■ **Instruction**
Up to and including the line that contains "(0,0) rectangle (671,2651);", write out each line of the material from its first line, exactly.
-- BEGIN Raw data --
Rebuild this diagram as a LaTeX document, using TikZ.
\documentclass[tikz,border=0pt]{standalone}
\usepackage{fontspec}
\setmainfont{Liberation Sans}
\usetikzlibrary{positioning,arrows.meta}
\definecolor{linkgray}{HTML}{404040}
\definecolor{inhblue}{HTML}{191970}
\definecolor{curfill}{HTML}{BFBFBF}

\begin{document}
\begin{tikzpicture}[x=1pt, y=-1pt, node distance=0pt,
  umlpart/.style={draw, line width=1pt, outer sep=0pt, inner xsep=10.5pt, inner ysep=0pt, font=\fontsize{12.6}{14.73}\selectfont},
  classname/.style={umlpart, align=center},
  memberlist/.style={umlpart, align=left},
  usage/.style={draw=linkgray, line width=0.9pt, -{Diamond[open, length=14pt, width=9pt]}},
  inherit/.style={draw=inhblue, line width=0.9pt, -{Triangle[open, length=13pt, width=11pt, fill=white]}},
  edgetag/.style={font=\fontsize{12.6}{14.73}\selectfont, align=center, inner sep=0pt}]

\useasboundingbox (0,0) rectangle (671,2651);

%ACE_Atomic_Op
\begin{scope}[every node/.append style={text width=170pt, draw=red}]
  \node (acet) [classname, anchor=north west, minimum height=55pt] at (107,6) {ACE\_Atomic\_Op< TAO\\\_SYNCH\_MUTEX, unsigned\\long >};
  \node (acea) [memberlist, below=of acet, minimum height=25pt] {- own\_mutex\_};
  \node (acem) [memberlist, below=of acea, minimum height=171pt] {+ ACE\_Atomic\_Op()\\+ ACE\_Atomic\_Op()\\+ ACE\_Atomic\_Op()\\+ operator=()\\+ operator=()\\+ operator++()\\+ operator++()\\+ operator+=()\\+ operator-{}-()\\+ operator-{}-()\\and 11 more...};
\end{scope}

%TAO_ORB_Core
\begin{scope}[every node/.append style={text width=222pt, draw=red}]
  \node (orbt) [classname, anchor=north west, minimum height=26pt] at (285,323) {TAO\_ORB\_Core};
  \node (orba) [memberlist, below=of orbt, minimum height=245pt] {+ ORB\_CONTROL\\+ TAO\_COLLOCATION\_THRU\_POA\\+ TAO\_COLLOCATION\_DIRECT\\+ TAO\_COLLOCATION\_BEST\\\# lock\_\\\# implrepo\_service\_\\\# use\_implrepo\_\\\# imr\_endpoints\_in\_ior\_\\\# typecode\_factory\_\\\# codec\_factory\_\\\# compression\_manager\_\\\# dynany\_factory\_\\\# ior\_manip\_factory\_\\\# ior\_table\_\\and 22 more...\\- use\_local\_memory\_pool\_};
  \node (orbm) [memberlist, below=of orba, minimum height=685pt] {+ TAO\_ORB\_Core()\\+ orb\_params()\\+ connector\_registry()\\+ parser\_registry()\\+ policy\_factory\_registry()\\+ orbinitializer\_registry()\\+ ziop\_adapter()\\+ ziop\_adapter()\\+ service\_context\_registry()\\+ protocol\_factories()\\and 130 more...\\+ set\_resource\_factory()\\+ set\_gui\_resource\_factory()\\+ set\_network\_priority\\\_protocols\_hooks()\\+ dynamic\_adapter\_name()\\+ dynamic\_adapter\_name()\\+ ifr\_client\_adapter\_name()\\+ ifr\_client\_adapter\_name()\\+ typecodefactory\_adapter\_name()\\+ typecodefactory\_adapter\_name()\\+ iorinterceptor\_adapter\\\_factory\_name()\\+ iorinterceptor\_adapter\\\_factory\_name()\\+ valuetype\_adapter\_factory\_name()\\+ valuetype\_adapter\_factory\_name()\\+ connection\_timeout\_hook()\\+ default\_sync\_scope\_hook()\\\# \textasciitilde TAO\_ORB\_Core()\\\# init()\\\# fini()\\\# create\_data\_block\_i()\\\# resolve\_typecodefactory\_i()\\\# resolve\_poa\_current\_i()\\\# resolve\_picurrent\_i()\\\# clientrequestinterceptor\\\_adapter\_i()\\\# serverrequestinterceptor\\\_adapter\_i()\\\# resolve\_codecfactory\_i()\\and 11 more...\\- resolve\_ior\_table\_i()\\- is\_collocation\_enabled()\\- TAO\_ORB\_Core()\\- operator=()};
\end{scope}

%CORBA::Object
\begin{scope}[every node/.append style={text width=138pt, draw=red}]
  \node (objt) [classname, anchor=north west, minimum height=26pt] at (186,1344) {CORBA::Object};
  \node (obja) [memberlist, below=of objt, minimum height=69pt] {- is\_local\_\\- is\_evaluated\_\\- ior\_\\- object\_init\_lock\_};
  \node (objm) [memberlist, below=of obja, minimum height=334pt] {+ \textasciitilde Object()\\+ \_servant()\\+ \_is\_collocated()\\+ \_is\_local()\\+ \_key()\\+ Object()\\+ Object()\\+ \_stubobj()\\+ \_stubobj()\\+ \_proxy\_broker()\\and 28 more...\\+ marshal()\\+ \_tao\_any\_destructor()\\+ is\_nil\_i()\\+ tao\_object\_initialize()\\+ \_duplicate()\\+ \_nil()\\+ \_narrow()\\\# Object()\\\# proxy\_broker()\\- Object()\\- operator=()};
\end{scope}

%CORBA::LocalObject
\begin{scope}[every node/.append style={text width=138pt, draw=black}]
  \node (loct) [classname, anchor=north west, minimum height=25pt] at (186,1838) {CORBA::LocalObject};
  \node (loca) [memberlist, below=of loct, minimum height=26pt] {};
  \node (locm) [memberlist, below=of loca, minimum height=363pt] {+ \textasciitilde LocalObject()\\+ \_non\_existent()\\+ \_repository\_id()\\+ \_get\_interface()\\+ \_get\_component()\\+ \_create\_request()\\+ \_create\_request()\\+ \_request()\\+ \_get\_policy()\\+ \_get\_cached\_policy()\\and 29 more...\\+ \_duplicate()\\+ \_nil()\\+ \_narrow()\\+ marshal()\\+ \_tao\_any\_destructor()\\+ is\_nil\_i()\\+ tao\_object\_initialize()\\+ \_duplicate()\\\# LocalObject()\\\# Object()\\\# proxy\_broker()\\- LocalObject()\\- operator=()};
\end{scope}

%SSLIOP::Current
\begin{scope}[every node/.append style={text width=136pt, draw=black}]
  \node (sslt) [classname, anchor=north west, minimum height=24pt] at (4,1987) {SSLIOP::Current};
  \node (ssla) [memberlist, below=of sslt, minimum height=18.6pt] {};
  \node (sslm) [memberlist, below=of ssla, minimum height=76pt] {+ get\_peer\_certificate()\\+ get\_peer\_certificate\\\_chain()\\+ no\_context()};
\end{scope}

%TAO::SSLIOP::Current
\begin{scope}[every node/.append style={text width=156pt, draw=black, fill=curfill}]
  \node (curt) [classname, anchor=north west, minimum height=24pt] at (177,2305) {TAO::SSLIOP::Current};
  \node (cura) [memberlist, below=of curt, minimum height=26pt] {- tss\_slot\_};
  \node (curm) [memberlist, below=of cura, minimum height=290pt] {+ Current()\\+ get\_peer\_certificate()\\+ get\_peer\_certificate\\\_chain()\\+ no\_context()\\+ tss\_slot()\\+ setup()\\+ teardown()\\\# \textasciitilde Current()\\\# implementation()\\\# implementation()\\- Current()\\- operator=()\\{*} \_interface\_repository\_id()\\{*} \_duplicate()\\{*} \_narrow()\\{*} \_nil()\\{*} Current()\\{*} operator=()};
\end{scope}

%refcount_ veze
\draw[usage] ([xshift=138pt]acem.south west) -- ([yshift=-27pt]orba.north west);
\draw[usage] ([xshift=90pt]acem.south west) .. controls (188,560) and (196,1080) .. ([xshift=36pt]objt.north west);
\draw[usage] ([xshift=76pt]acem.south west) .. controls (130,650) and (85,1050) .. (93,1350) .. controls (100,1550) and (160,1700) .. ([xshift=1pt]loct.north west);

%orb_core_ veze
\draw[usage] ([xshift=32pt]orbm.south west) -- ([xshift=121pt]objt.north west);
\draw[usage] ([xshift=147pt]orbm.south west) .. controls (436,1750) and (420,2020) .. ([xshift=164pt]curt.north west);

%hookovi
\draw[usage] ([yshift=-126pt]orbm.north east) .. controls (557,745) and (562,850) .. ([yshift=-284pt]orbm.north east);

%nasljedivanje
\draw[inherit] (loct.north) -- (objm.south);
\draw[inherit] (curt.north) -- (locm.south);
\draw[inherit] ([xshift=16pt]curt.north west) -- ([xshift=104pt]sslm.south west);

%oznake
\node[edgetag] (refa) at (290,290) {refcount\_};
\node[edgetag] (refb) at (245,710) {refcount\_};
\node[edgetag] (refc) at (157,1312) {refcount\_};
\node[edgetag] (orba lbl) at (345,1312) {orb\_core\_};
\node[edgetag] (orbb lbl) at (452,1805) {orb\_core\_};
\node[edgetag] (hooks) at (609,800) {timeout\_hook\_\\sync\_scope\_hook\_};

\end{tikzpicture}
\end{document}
-- END Raw data --
■ **Reply to the task**
Rebuild this diagram as a LaTeX document, using TikZ.
\documentclass[tikz,border=0pt]{standalone}
\usepackage{fontspec}
\setmainfont{Liberation Sans}
\usetikzlibrary{positioning,arrows.meta}
\definecolor{linkgray}{HTML}{404040}
\definecolor{inhblue}{HTML}{191970}
\definecolor{curfill}{HTML}{BFBFBF}

\begin{document}
\begin{tikzpicture}[x=1pt, y=-1pt, node distance=0pt,
  umlpart/.style={draw, line width=1pt, outer sep=0pt, inner xsep=10.5pt, inner ysep=0pt, font=\fontsize{12.6}{14.73}\selectfont},
  classname/.style={umlpart, align=center},
  memberlist/.style={umlpart, align=left},
  usage/.style={draw=linkgray, line width=0.9pt, -{Diamond[open, length=14pt, width=9pt]}},
  inherit/.style={draw=inhblue, line width=0.9pt, -{Triangle[open, length=13pt, width=11pt, fill=white]}},
  edgetag/.style={font=\fontsize{12.6}{14.73}\selectfont, align=center, inner sep=0pt}]

\useasboundingbox (0,0) rectangle (671,2651);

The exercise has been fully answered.